Alright, I'm assuming you are proving linear independence of the polynomials $1, z, z^2, \ldots, z^m$ over any infinite field (such as $\mathbb{C}$ or $\mathbb{Q}$ or $\mathbb{R}$). The definition of linear independence is that if a linear combination of these is 0, the coefficients all must equal 0. So you assume that they are not linearly independent. This means you assume there is a linear combination $a_0 + \ldots + a_m z^m$ which is 0 in your vector space.
But remember that being 0 in the space of polynomials means that it is the 0 function, which is 0 for every input. A nonconstant polynomial of degree m has at most m zeros, which is something you probably know (and can be proven fairly easily). So it can't possibly be 0 everywhere, since it is only 0 at finitely many points and there are infinitely many in your field. Thus, the polynomial must be a constant polynomial, and hence it is the 0 linear combination, i.e. each $a_i=0$.
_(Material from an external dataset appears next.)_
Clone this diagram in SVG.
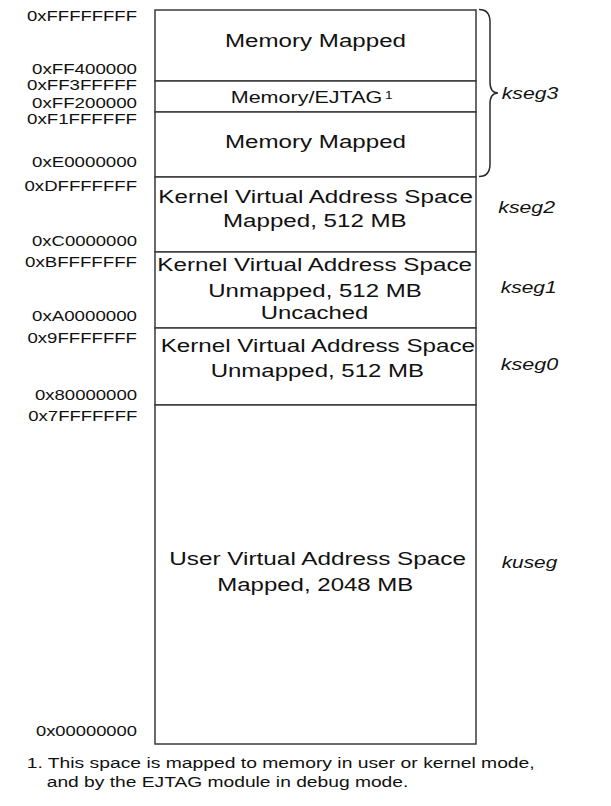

Saying that it is a contradiction isn't really accurate, but many authors and mathematicians and students overuse proof by contradiction. Really, this proof doesn't have a contradiction the way I've presented it. If you want to formulate it with a contradiction, then make the assumption that there is a nonzero linear combination which gives you the 0 polynomial, and then show that this contradicts the fact that any such polynomial has finitely many zeros. But I find this method more roundabout and worse in style than the above, which actually makes no assumptions or contradictions (it is a so-called direct proof).